Le vieux clivage entre isolationnisme et idéalisme wilsomen perdure même si les avatars de cette grille de compréhension sont complexes à déchiffrer. « C'est la première fois que l'on a le président d'un côté et l'Administration de l'autre, et il est difficile de savoir quelle tendance va prévaloir», souligne Jean-Pierre Maulny, directeur adjoint de l'Institut international de recherches stratégiques (Iris). En remplaçant, au début de l'année, certains conseillers par des personnalités plus proches de sa ligne idéologique - John Bolton ou Mike Pompeo, venant de la CIA, au département d'Etat - Donald Trump a repris la main en donnant une inflexion plus « interventionniste ». Au Pentagone, en revanche, Jim Mattis est considéré comme plus en retrait sur les options extérieures. « La situation est contrastée, avec une tendance au repli mais qui n'est pas complet », estime Jean-Pierre Maulny. « Il n'y a jamais eu d'isolationnisme de notre part », n'hésite pas à affirmer John Bolton. « Cela a pu être la perception en Europe parce que nous n'étions alors pas tournés vers l'Atlantiquee mais occupés à construire un pays en nous orientant vers l'Ouest», explique-t-il. «Lorsqu'on est une puissance globale, ce que nous étions déjà à l'époque de la Première Guerre mondiale même si nous ne l'avions pas compris à l'époque, on a forcément des intérêts globaux», juge M Bolton.

Une certaine continuité

A cet égard, Donald Trump s'inscrit dans une certaine continuité. Sous Barack Obama, déjà, la tendance était à la réduction de la présence militaire américaine en Europe, eu égard notamment, au prisme grandissant de l'Asie-Pacifique et à l'affaiblissement relatif de la Russie. La donne change à partir de 2014, avec la résurgence de la puissance militaire russe et la relégitimation de la mission de défense collective de l'Otan.
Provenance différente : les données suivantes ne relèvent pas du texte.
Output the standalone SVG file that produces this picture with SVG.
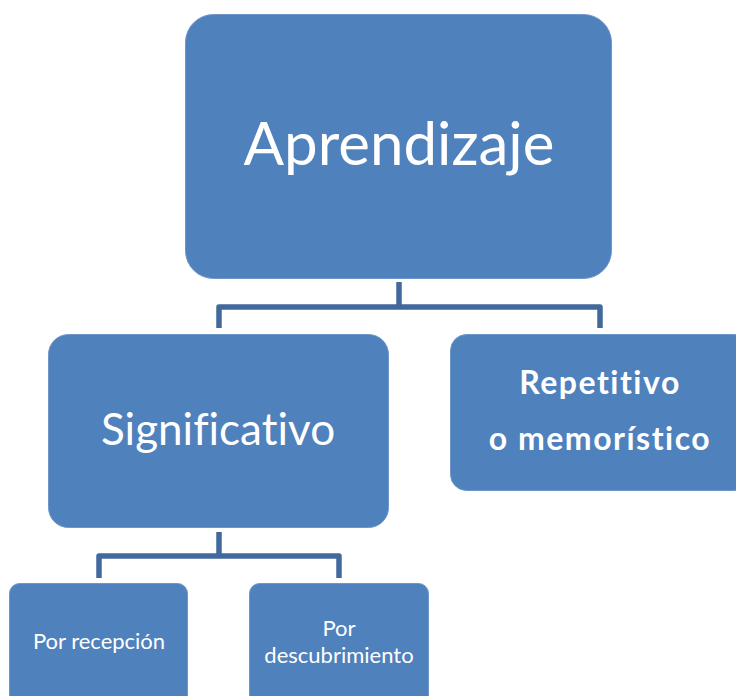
<svg xmlns="http://www.w3.org/2000/svg" width="736" height="696" viewBox="0 0 736 696">
<style>
.box{fill:#4F81BD;stroke:#6E97C9;stroke-width:1}
.t{fill:#FFFFFF;font-family:Lato,"Open Sans","Liberation Sans",sans-serif;text-anchor:middle;font-variant-ligatures:none}
.b{font-weight:bold;letter-spacing:1.5px}
.c{fill:none;stroke:#41699B;stroke-width:5.5;stroke-linejoin:round}
</style>
<rect width="736" height="696" fill="#FFFFFF"/>
<g id="connectors">
<path class="c" d="M399,282 V307 M219,328 V307 H600 V328"/>
<path class="c" d="M219,532 V556 M99,578 V556 H339 V578"/>
</g>
<g id="aprendizaje">
<rect class="box" x="185.5" y="14.5" width="426" height="264" rx="28"/>
<text class="t" x="399" y="165" font-size="60">Aprendizaje</text>
</g>
<g id="significativo">
<rect class="box" x="48.5" y="334.5" width="340" height="193" rx="20"/>
<text class="t" x="218" y="445" font-size="44">Significativo</text>
</g>
<g id="repetitivo">
<rect class="box" x="450.5" y="334.5" width="300" height="156" rx="16"/>
<text class="t b" x="600" y="394" font-size="32">Repetitivo</text>
<text class="t b" x="600" y="450" font-size="32">o memorístico</text>
</g>
<g id="recepcion">
<rect class="box" x="9.5" y="583.5" width="178" height="130" rx="10"/>
<text class="t" x="99" y="649" font-size="22">Por recepción</text>
</g>
<g id="descubrimiento">
<rect class="box" x="249.5" y="583.5" width="179" height="130" rx="10"/>
<text class="t" x="339" y="636" font-size="22">Por</text>
<text class="t" x="339" y="663" font-size="22">descubrimiento</text>
</g>
</svg>
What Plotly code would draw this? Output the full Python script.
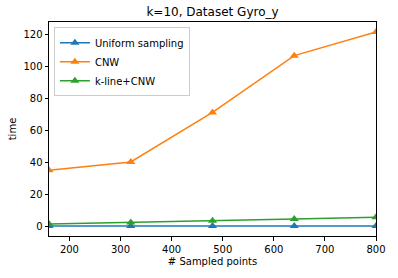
import plotly.graph_objects as go

x_vals = [160, 320, 480, 640, 800]
uniform = [0.1, 0.1, 0.1, 0.1, 0.1]
cnw = [35.2, 40.3, 71.4, 107.0, 121.8]
kline_cnw = [1.5, 2.4, 3.4, 4.5, 5.7]
x_ticks = [200, 300, 400, 500, 600, 700, 800]
y_ticks = [0, 20, 40, 60, 80, 100, 120]

series = [
    ("Uniform sampling", uniform, "#1f77b4"),
    ("CNW", cnw, "#ff7f0e"),
    ("k-line+CNW", kline_cnw, "#2ca02c"),
]

fig = go.Figure()
for name, ys, color in series:
    fig.add_trace(go.Scatter(
        x=x_vals, y=ys, name=name, mode="lines+markers",
        line=dict(color=color, width=1.5),
        marker=dict(symbol="triangle-up", size=8, color=color),
        cliponaxis=True,
    ))

font = "DejaVu Sans"
fig.update_layout(
    width=398, height=278,
    margin=dict(l=47, r=15, t=22, b=38),
    paper_bgcolor="white", plot_bgcolor="white",
    font=dict(family=font, size=10, color="black"),
    title=dict(text="k=10, Dataset Gyro_y", xref="paper", x=0.5, xanchor="center",
               y=1 - 12 / 278, yanchor="middle", font=dict(size=12)),
    showlegend=True,
    legend=dict(x=0.015, y=0.975, xanchor="left", yanchor="top",
                bgcolor="white", bordercolor="#cccccc", borderwidth=1,
                font=dict(size=10), tracegroupgap=0, itemwidth=30),
)
fig.update_xaxes(
    range=[160, 800], tickvals=x_ticks, showgrid=False, zeroline=False,
    showline=True, linecolor="black", linewidth=1, mirror=True,
    ticks="outside", ticklen=3.5, tickcolor="black",
    title=dict(text="# Sampled points", font=dict(size=10), standoff=4),
)
fig.update_yaxes(
    range=[-6.1, 128.1], tickvals=y_ticks, showgrid=False, zeroline=False,
    showline=True, linecolor="black", linewidth=1, mirror=True,
    ticks="outside", ticklen=3.5, tickcolor="black",
    title=dict(text="time", font=dict(size=10), standoff=4),
)
post = (
    "document.documentElement.style.margin='0';"
    "document.documentElement.style.padding='0';"
    "document.documentElement.style.overflow='hidden';"
    "document.body.style.margin='0';"
    "document.body.style.padding='0';"
    "document.body.style.overflow='hidden';"
)
fig.write_html("out.html", config={"displayModeBar": False}, post_script=post)
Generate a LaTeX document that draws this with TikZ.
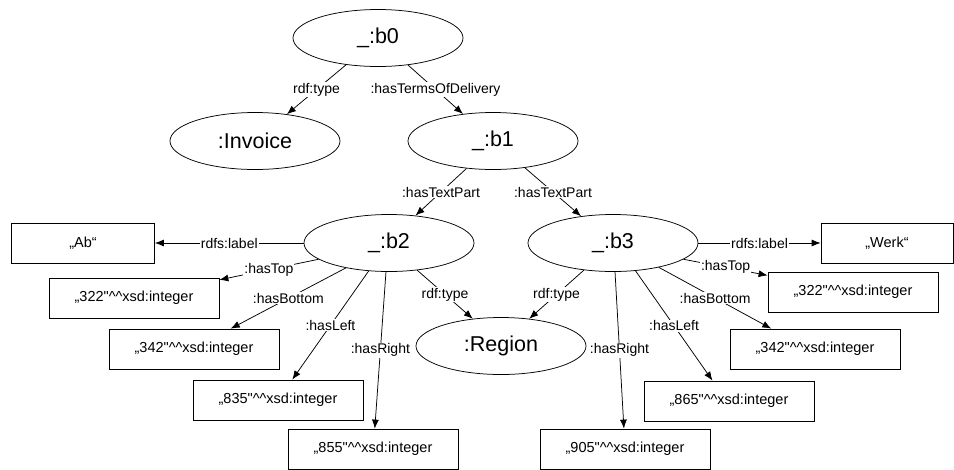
\documentclass[tikz,border=0pt]{standalone}
\usepackage{fontspec}
\setmainfont{Liberation Sans}[Ligatures=TeXOff]
\usetikzlibrary{shapes.geometric,arrows.meta}
\begin{document}
\begin{tikzpicture}[x=1pt,y=-1pt,line width=0.75pt,
  res/.style={draw,ellipse,minimum width=170pt,minimum height=57pt,inner sep=0pt,font=\fontsize{21.5}{24}\selectfont},
  lit/.style={draw,rectangle,minimum width=170pt,minimum height=40pt,inner sep=0pt,font=\fontsize{14.5}{17}\selectfont},
  lbl/.style={fill=white,inner sep=1pt,font=\fontsize{14}{16}\selectfont},
  arr/.style={-{Latex[length=9pt,width=7pt]}}]
\useasboundingbox (0,0) rectangle (954,469);
% resources
\node[res] (b0) at (378,38) {\_:b0};
\node[res] (invoice) at (255,141) {:Invoice};
\node[res] (b1) at (493,141) {\_:b1};
\node[res] (b2) at (389,243) {\_:b2};
\node[res] (b3) at (613,243) {\_:b3};
\node[res] (region) at (501,346) {:Region};
% literals of b2
\node[lit,minimum width=143pt] (ab) at (83,243) {„Ab“};
\node[lit] (topL) at (134,298) {„322"\textasciicircum\textasciicircum xsd:integer};
\node[lit] (botL) at (194,349) {„342"\textasciicircum\textasciicircum xsd:integer};
\node[lit] (leftL) at (278,400) {„835"\textasciicircum\textasciicircum xsd:integer};
\node[lit] (rightL) at (373,449) {„855"\textasciicircum\textasciicircum xsd:integer};
% literals of b3
\node[lit,minimum width=132pt] (werk) at (887,243) {„Werk“};
\node[lit] (topR) at (853,292) {„322"\textasciicircum\textasciicircum xsd:integer};
\node[lit] (botR) at (815,349) {„342"\textasciicircum\textasciicircum xsd:integer};
\node[lit] (leftR) at (729,401) {„865"\textasciicircum\textasciicircum xsd:integer};
\node[lit] (rightR) at (625,449) {„905"\textasciicircum\textasciicircum xsd:integer};
% edges
\draw[arr] (b0.220) -- node[lbl] {rdf:type} (invoice.40);
\draw[arr] (b0.318) -- node[lbl] {:hasTermsOfDelivery} (b1.138);
\draw[arr] (b1.226) -- node[lbl] {:hasTextPart} (b2.46);
\draw[arr] (b1.320) -- node[lbl] {:hasTextPart} (b3.140);
\draw[arr] (b2) -- node[lbl] {rdfs:label} (ab);
\draw[arr] (b2.193) -- node[lbl] {:hasTop} (topL.12);
\draw[arr] (b2.210) -- node[lbl] {:hasBottom} (botL.29);
\draw[arr] (b2.234) -- node[lbl] {:hasLeft} (leftL.55);
\draw[arr] (b2.264) -- node[lbl] {:hasRight} (rightL.85);
\draw[arr] (b2.316) -- node[lbl] {rdf:type} (region.136);
\draw[arr] (b3.223) -- node[lbl] {rdf:type} (region.44);
\draw[arr] (b3) -- node[lbl] {rdfs:label} (werk);
\draw[arr] (b3.347) -- node[lbl] {:hasTop} (topR.169);
\draw[arr] (b3.332) -- node[lbl] {:hasBottom} (botR.155);
\draw[arr] (b3.309) -- node[lbl] {:hasLeft} (leftR.129);
\draw[arr] (b3.274) -- node[lbl] {:hasRight} (rightR.93);
\end{tikzpicture}
\end{document}
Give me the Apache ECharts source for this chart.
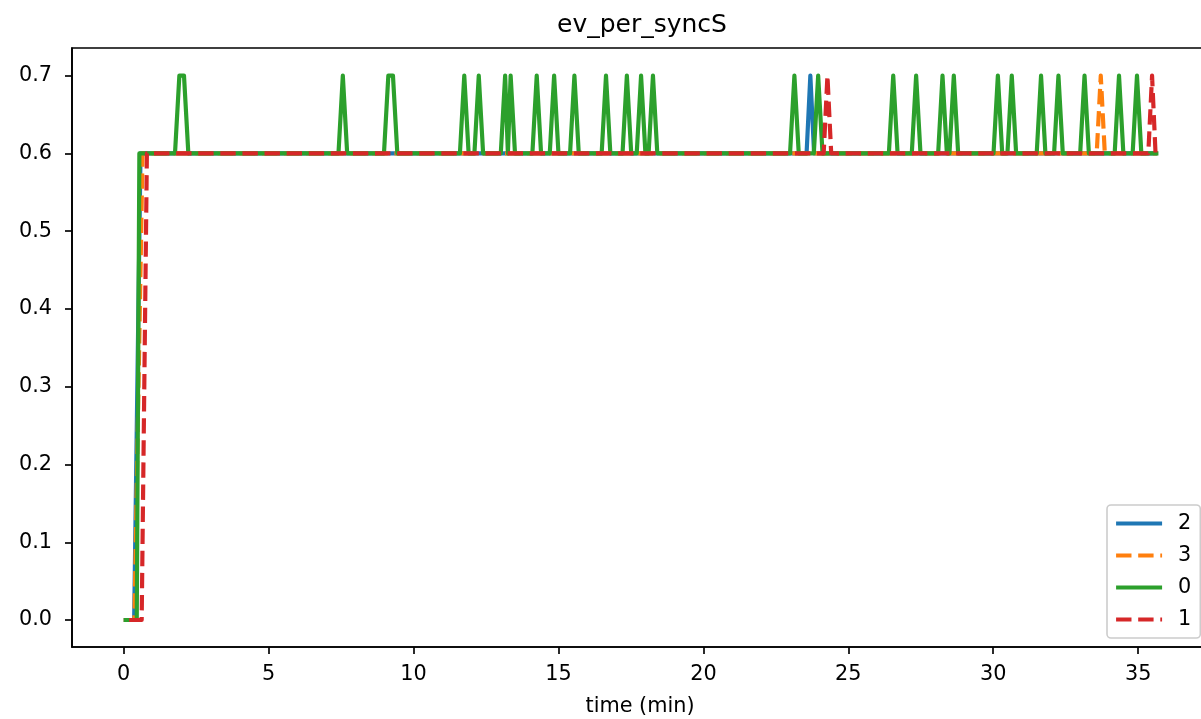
<!DOCTYPE html>
<html>
<head>
<meta charset="utf-8">
<script src="https://cdn.jsdelivr.net/npm/echarts@6/dist/echarts.min.js"></script>
<style>
html,body{margin:0;padding:0;background:#fff;}
#chart{width:1201px;height:719px;}
</style>
</head>
<body>
<div id="chart"></div>
<script>
// ---- data ----
const seriesNames = ["2", "3", "0", "1"];
const xTicks = [0, 5, 10, 15, 20, 25, 30, 35];
const yTicks = [0.0, 0.1, 0.2, 0.3, 0.4, 0.5, 0.6, 0.7];

const time2 = [0, 0.36, 0.58, 23.56, 23.69, 23.82, 35.66];
const value2 = [0, 0, 0.6, 0.6, 0.7, 0.6, 0.6];

const time3 = [0, 0.37, 0.65, 33.57, 33.71, 33.85, 35.66];
const value3 = [0, 0, 0.6, 0.6, 0.7, 0.6, 0.6];

const time0 = [0, 0.45, 0.54,
  1.77, 1.92, 2.08, 2.23,
  7.41, 7.56, 7.71,
  8.98, 9.13, 9.29, 9.44,
  11.60, 11.75, 11.90,
  12.10, 12.25, 12.40,
  13.01, 13.16, 13.255, 13.35, 13.50,
  14.10, 14.25, 14.40,
  14.70, 14.85, 15.00,
  15.40, 15.55, 15.70,
  16.49, 16.64, 16.79,
  17.21, 17.36, 17.51,
  17.70, 17.85, 18.00,
  18.11, 18.26, 18.41,
  22.99, 23.14, 23.29,
  23.81, 23.96, 24.11,
  26.40, 26.55, 26.70,
  27.19, 27.34, 27.49,
  28.10, 28.25, 28.40,
  28.49, 28.64, 28.79,
  30.01, 30.16, 30.31,
  30.49, 30.64, 30.79,
  31.50, 31.65, 31.80,
  32.10, 32.25, 32.40,
  33.00, 33.15, 33.30,
  34.19, 34.34, 34.49,
  34.81, 34.96, 35.11,
  35.70];
const value0 = [0, 0, 0.6,
  0.6, 0.7, 0.7, 0.6,
  0.6, 0.7, 0.6,
  0.6, 0.7, 0.7, 0.6,
  0.6, 0.7, 0.6,
  0.6, 0.7, 0.6,
  0.6, 0.7, 0.6, 0.7, 0.6,
  0.6, 0.7, 0.6,
  0.6, 0.7, 0.6,
  0.6, 0.7, 0.6,
  0.6, 0.7, 0.6,
  0.6, 0.7, 0.6,
  0.6, 0.7, 0.6,
  0.6, 0.7, 0.6,
  0.6, 0.7, 0.6,
  0.6, 0.7, 0.6,
  0.6, 0.7, 0.6,
  0.6, 0.7, 0.6,
  0.6, 0.7, 0.6,
  0.6, 0.7, 0.6,
  0.6, 0.7, 0.6,
  0.6, 0.7, 0.6,
  0.6, 0.7, 0.6,
  0.6, 0.7, 0.6,
  0.6, 0.7, 0.6,
  0.6, 0.7, 0.6,
  0.6, 0.7, 0.6,
  0.6];

const time1 = [0.19, 0.62, 0.80, 24.15, 24.28, 24.41, 35.35, 35.48, 35.60, 35.65];
const value1 = [0, 0, 0.6, 0.6, 0.7, 0.6, 0.6, 0.7, 0.6, 0.6];

// ---- build chart ----
const FONT = "DejaVu Sans";
const LW = 4.17;
const AX = 1.67;
function pairs(t, v) { return t.map((x, i) => [x, v[i]]); }

const seriesDefs = [
  { name: "2", data: pairs(time2, value2), color: "#1f77b4", dash: "solid" },
  { name: "3", data: pairs(time3, value3), color: "#ff7f0e", dash: [15.4, 6.7] },
  { name: "0", data: pairs(time0, value0), color: "#2ca02c", dash: "solid" },
  { name: "1", data: pairs(time1, value1), color: "#d62728", dash: [15.4, 6.7] }
];

const chart = echarts.init(document.getElementById("chart"), null, { renderer: "canvas" });
chart.setOption({
  animation: false,
  backgroundColor: "#ffffff",
  title: {
    text: "ev_per_syncS",
    left: 552,
    top: 8,
    textStyle: { fontFamily: FONT, fontSize: 25, fontWeight: "normal", color: "#000" }
  },
  grid: {
    left: 72, top: 48, width: 1136, height: 599,
    show: true, borderColor: "#000", borderWidth: AX, backgroundColor: "transparent",
    containLabel: false,
    outerBoundsMode: "none"
  },
  legend: {
    data: seriesNames,
    orient: "vertical",
    left: 1107, top: 505,
    padding: [8, 9, 8, 7],
    itemWidth: 46, itemHeight: 14, itemGap: 11,
    backgroundColor: "rgba(255,255,255,0.8)",
    borderColor: "#cccccc", borderWidth: 1.6, borderRadius: 4,
    itemStyle: { color: "rgba(0,0,0,0)", borderWidth: 0, opacity: 0 },
    lineStyle: { width: LW },
    textStyle: { fontFamily: FONT, fontSize: 20.8, color: "#000", lineHeight: 20, padding: [0, 0, 0, 11] }
  },
  xAxis: {
    type: "value",
    min: -1.784, max: 37.41,
    name: "time (min)",
    nameLocation: "middle",
    nameGap: 49,
    nameTextStyle: { fontFamily: FONT, fontSize: 20.8, color: "#000" },
    axisLine: { show: true, onZero: false, lineStyle: { color: "#000", width: AX } },
    axisTick: { show: true, inside: false, length: 7, customValues: xTicks, lineStyle: { color: "#000", width: AX } },
    axisLabel: { show: true, margin: 17, customValues: xTicks, fontFamily: FONT, fontSize: 20.8, color: "#000",
      formatter: v => String(v) },
    splitLine: { show: false }
  },
  yAxis: {
    type: "value",
    min: -0.0347, max: 0.7356,
    axisLine: { show: true, onZero: false, lineStyle: { color: "#000", width: AX } },
    axisTick: { show: true, inside: false, length: 7, customValues: yTicks, lineStyle: { color: "#000", width: AX } },
    axisLabel: { show: true, margin: 20, customValues: yTicks, fontFamily: FONT, fontSize: 20.8, color: "#000",
      formatter: v => Number(v).toFixed(1) },
    splitLine: { show: false }
  },
  series: seriesDefs.map(s => ({
    name: s.name,
    type: "line",
    data: s.data,
    symbol: "none",
    showSymbol: false,
    clip: true,
    color: s.color,
    lineStyle: { color: s.color, width: LW, type: s.dash, cap: "butt", join: "round" },
    emphasis: { disabled: true }
  }))
});
</script>
</body>
</html>
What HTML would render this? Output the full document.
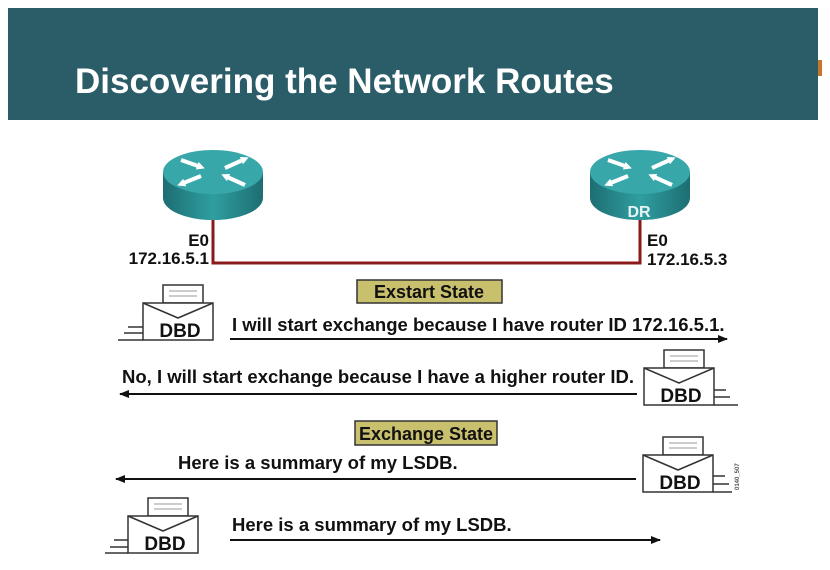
<!DOCTYPE html>
<html><head><meta charset="utf-8"><style>
html,body{margin:0;padding:0;background:#fff}
svg{display:block}
text{font-family:"Liberation Sans",Arial,sans-serif;font-weight:bold}
</style></head><body>
<svg width="830" height="570" viewBox="0 0 830 570" xmlns="http://www.w3.org/2000/svg">
<defs>
<linearGradient id="rb" x1="0" x2="1" y1="0" y2="0">
<stop offset="0" stop-color="#1d6e72"/><stop offset="0.5" stop-color="#2f9ea0"/><stop offset="1" stop-color="#1d6e72"/>
</linearGradient>
<marker id="ah" markerWidth="10" markerHeight="8" refX="9" refY="4" orient="auto" markerUnits="userSpaceOnUse">
<path d="M0,0 L10,4 L0,8 Z" fill="#111"/></marker>
<marker id="wa" markerWidth="8" markerHeight="8" refX="4" refY="4" orient="auto" markerUnits="userSpaceOnUse">
<path d="M0,0 L8,4 L0,8 Z" fill="#fff"/></marker>
<g id="env">
<rect x="20" y="0" width="40" height="18" fill="#fff" stroke="#333" stroke-width="1.5"/>
<line x1="26" y1="6" x2="54" y2="6" stroke="#999"/><line x1="26" y1="11" x2="54" y2="11" stroke="#999"/>
<rect x="0" y="18" width="70" height="37" fill="#fff" stroke="#333" stroke-width="1.5"/>
<polyline points="0,18 35,33 70,18" fill="none" stroke="#333" stroke-width="1.5"/>
<text x="37" y="52" font-size="19" text-anchor="middle" fill="#111">DBD</text>
</g>
<g id="router">
<path d="M-50,0 L-50,26 A50,22 0 0 0 50,26 L50,0 Z" fill="url(#rb)"/>
<ellipse cx="0" cy="0" rx="50" ry="22" fill="#38a7aa"/>
<g stroke="#fff" stroke-width="4">
<line x1="-32" y1="-12" x2="-12" y2="-5" marker-end="url(#wa)"/><line x1="12" y1="-4" x2="32" y2="-13" marker-end="url(#wa)"/>
<line x1="-12" y1="4" x2="-32" y2="12" marker-end="url(#wa)"/><line x1="32" y1="13" x2="12" y2="4" marker-end="url(#wa)"/>
</g>
</g>
</defs>
<rect x="8" y="8" width="810" height="112" fill="#2b5d68"/>
<rect x="818" y="60" width="4" height="16" fill="#c8752a"/>
<text x="75" y="93" font-size="35" fill="#fff">Discovering the Network Routes</text>

<polyline points="213,205 213,263 640,263 640,218" fill="none" stroke="#8b1a1a" stroke-width="3"/>
<use href="#router" x="213" y="172"/>
<use href="#router" x="640" y="172"/>
<text x="639" y="217" font-size="16" fill="#e8f4f4" text-anchor="middle" font-weight="normal">DR</text>

<text x="209" y="246" font-size="17" text-anchor="end" fill="#111">E0</text>
<text x="209" y="264" font-size="17" text-anchor="end" fill="#111">172.16.5.1</text>
<text x="647" y="246" font-size="17" fill="#111">E0</text>
<text x="647" y="265" font-size="17" fill="#111">172.16.5.3</text>

<rect x="357" y="280" width="145" height="23" fill="#c9c06e" stroke="#333" stroke-width="1.5"/>
<text x="429" y="298" font-size="18" text-anchor="middle" fill="#111">Exstart State</text>
<rect x="355" y="421" width="142" height="24" fill="#c9c06e" stroke="#333" stroke-width="1.5"/>
<text x="426" y="440" font-size="18" text-anchor="middle" fill="#111">Exchange State</text>

<use href="#env" x="143" y="285"/>
<g stroke="#333" stroke-width="1.5"><line x1="128" y1="327" x2="143" y2="327"/><line x1="124" y1="333" x2="143" y2="333"/><line x1="118" y1="340" x2="143" y2="340"/></g>
<text x="232" y="331" font-size="18.5" fill="#111">I will start exchange because I have router ID 172.16.5.1.</text>
<line x1="230" y1="339" x2="727" y2="339" stroke="#111" stroke-width="2" marker-end="url(#ah)"/>

<text x="122" y="383" font-size="18.5" fill="#111">No, I will start exchange because I have a higher router ID.</text>
<line x1="637" y1="394" x2="120" y2="394" stroke="#111" stroke-width="2" marker-end="url(#ah)"/>
<use href="#env" x="644" y="350"/>
<g stroke="#333" stroke-width="1.5"><line x1="714" y1="390" x2="726" y2="390"/><line x1="714" y1="397" x2="730" y2="397"/><line x1="714" y1="405" x2="738" y2="405"/></g>

<text x="178" y="469" font-size="18.5" fill="#111">Here is a summary of my LSDB.</text>
<line x1="636" y1="479" x2="116" y2="479" stroke="#111" stroke-width="2" marker-end="url(#ah)"/>
<use href="#env" x="643" y="437"/>
<g stroke="#333" stroke-width="1.5"><line x1="713" y1="476" x2="725" y2="476"/><line x1="713" y1="484" x2="729" y2="484"/><line x1="713" y1="492" x2="732" y2="492"/></g>
<text x="739" y="490" font-size="6" fill="#555" font-weight="normal" transform="rotate(-90 739 490)">0140_507</text>

<use href="#env" x="128" y="498"/>
<g stroke="#333" stroke-width="1.5"><line x1="114" y1="540" x2="128" y2="540"/><line x1="110" y1="547" x2="128" y2="547"/><line x1="105" y1="553" x2="128" y2="553"/></g>
<text x="232" y="531" font-size="18.5" fill="#111">Here is a summary of my LSDB.</text>
<line x1="230" y1="540" x2="660" y2="540" stroke="#111" stroke-width="2" marker-end="url(#ah)"/>
</svg>
</body></html>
  • « C'est pour la protection face aux menaces majeures que la dépendance militaire des Européens à l'égard des Etats-Unis est la plus grande et nombre de pays ont soutenu un accroissement de la présence américaine en guise de réassurance, ce qui a été initié à la fin du deuxième mandat d'Obama», explique Corentin Brustlein, directeur du Centre des études de sécurité à l'Ifri.

Parallèlement à une réelle proximité opérationnelle - tels les échanges de renseignements, au Sahel notamment -, des visées stratégiques et commerciales assez classiques perdurent elles aussi. C'est notamment l'idée selon laquelle « l'Otan est un instrument de contrôle des Européens à qui l'on dit: faites en davantage et achetez américain », dit Jean-Pierre Maulny. L'injonction constitue le « sous texte » du tweet de Donald Trump. Emmanuel Macron, lui, y fait explicitement référence, dimanche, dans son interview à CNN: « Je ne veux pas voir les pays européens augmenter le budget de la défense pour acheter des armes américaines ou autres, ou des matériels issus de votre industrie », affirme en anglais le chef de l'Etat.

  • Davantage qu'un désengagement américain, non avéré à ce stade, prévaut plutôt chez les Européens la crainte de voir Trump prendre des décisions « structurantes » en matière de sécurité sans les consulter, explique Corentin Brustlein, en citant la sortie de l'accord avec l'Iran ou du traité sur les forces nucléaires intermédiaires (FNI). Pour le chercheur de l'Ifri, « il n'y a pas aujourd'hui de raison de douter de l'engagement de Washington à défendre l'Europe dans l'hypothèse improbable d'une agression russe », relève Corentin Brustlein. « Les inquiétudes seraient plus fondées pour des scénarios opposant les Européens à des menaces moins écrasantes mais plus probables, d'où la nécessité de renforcer leur capacité à y faire face de manière autonome» estime-t-il.